• EXERCISE: Quote all lines below exactly. Images stay out.

▬▬▬▬▬▬

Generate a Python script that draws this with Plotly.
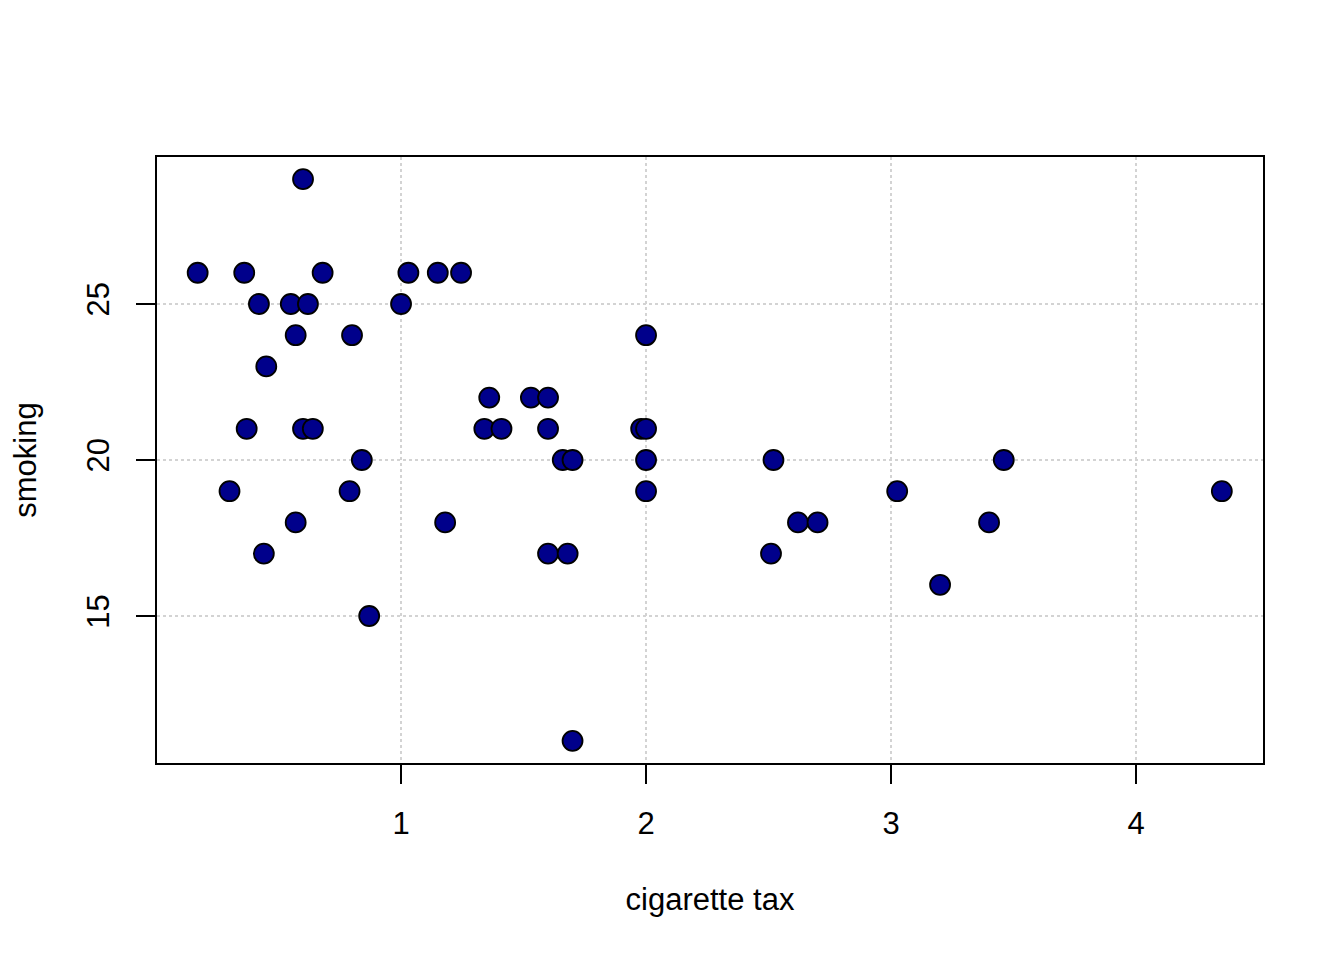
import plotly.graph_objects as go

# cigarette tax (x) and smoking rate (y)
tax = [0.60,
       0.17, 0.36, 0.68, 1.03, 1.15, 1.245,
       0.42, 0.55, 0.62, 1.00,
       0.57, 0.80, 2.00,
       0.45,
       1.36, 1.53, 1.60,
       0.37, 0.60, 0.64, 1.34, 1.41, 1.60, 1.98, 2.00,
       0.84, 1.66, 1.70, 2.00, 2.52, 3.46,
       0.30, 0.79, 2.00, 3.025, 4.35,
       0.57, 1.18, 2.62, 2.70, 3.40,
       0.44, 1.60, 1.68, 2.51,
       3.20,
       0.87,
       1.70]
smoking = [29,
           26, 26, 26, 26, 26, 26,
           25, 25, 25, 25,
           24, 24, 24,
           23,
           22, 22, 22,
           21, 21, 21, 21, 21, 21, 21, 21,
           20, 20, 20, 20, 20, 20,
           19, 19, 19, 19, 19,
           18, 18, 18, 18, 18,
           17, 17, 17, 17,
           16,
           15,
           11]

x_ticks = [1, 2, 3, 4]
y_ticks = [15, 20, 25]

font = "Liberation Sans, Arial, sans-serif"

fig = go.Figure()
fig.add_trace(go.Scatter(
    x=tax, y=smoking, mode="markers",
    marker=dict(size=20, color="#00008B", line=dict(color="black", width=1.8)),
    showlegend=False, hoverinfo="skip"))

axis_common = dict(
    showline=True, linecolor="black", linewidth=2, mirror=True,
    ticks="outside", ticklen=19, tickwidth=2, tickcolor="black",
    showgrid=True, gridcolor="#D3D3D3", griddash="dot", gridwidth=1.6,
    zeroline=False, layer="above traces", automargin=False,
    tickfont=dict(family=font, size=31, color="black"),
)

fig.update_layout(
    width=1344, height=960,
    paper_bgcolor="white", plot_bgcolor="white",
    margin=dict(l=149, r=89, t=149, b=205),
    xaxis=dict(range=[0.004, 4.518], tickvals=x_ticks, ticklabelstandoff=13,
               title=dict(text="cigarette tax", font=dict(family=font, size=31, color="black"), standoff=48),
               **axis_common),
    yaxis=dict(range=[10.29, 29.71], tickvals=y_ticks, tickangle=-90, ticklabelstandoff=15,
               title=dict(text="smoking", font=dict(family=font, size=31, color="black"), standoff=42),
               **axis_common),
)

fig.write_html("out.html")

▬▬▬▬▬▬

• TASK ANSWER:
Generate a Python script that draws this with Plotly.
import plotly.graph_objects as go

# cigarette tax (x) and smoking rate (y)
tax = [0.60,
       0.17, 0.36, 0.68, 1.03, 1.15, 1.245,
       0.42, 0.55, 0.62, 1.00,
       0.57, 0.80, 2.00,
       0.45,
       1.36, 1.53, 1.60,
       0.37, 0.60, 0.64, 1.34, 1.41, 1.60, 1.98, 2.00,
       0.84, 1.66, 1.70, 2.00, 2.52, 3.46,
       0.30, 0.79, 2.00, 3.025, 4.35,
       0.57, 1.18, 2.62, 2.70, 3.40,
       0.44, 1.60, 1.68, 2.51,
       3.20,
       0.87,
       1.70]
smoking = [29,
           26, 26, 26, 26, 26, 26,
           25, 25, 25, 25,
           24, 24, 24,
           23,
           22, 22, 22,
           21, 21, 21, 21, 21, 21, 21, 21,
           20, 20, 20, 20, 20, 20,
           19, 19, 19, 19, 19,
           18, 18, 18, 18, 18,
           17, 17, 17, 17,
           16,
           15,
           11]

x_ticks = [1, 2, 3, 4]
y_ticks = [15, 20, 25]

font = "Liberation Sans, Arial, sans-serif"

fig = go.Figure()
fig.add_trace(go.Scatter(
    x=tax, y=smoking, mode="markers",
    marker=dict(size=20, color="#00008B", line=dict(color="black", width=1.8)),
    showlegend=False, hoverinfo="skip"))

axis_common = dict(
    showline=True, linecolor="black", linewidth=2, mirror=True,
    ticks="outside", ticklen=19, tickwidth=2, tickcolor="black",
    showgrid=True, gridcolor="#D3D3D3", griddash="dot", gridwidth=1.6,
    zeroline=False, layer="above traces", automargin=False,
    tickfont=dict(family=font, size=31, color="black"),
)

fig.update_layout(
    width=1344, height=960,
    paper_bgcolor="white", plot_bgcolor="white",
    margin=dict(l=149, r=89, t=149, b=205),
    xaxis=dict(range=[0.004, 4.518], tickvals=x_ticks, ticklabelstandoff=13,
               title=dict(text="cigarette tax", font=dict(family=font, size=31, color="black"), standoff=48),
               **axis_common),
    yaxis=dict(range=[10.29, 29.71], tickvals=y_ticks, tickangle=-90, ticklabelstandoff=15,
               title=dict(text="smoking", font=dict(family=font, size=31, color="black"), standoff=42),
               **axis_common),
)

fig.write_html("out.html")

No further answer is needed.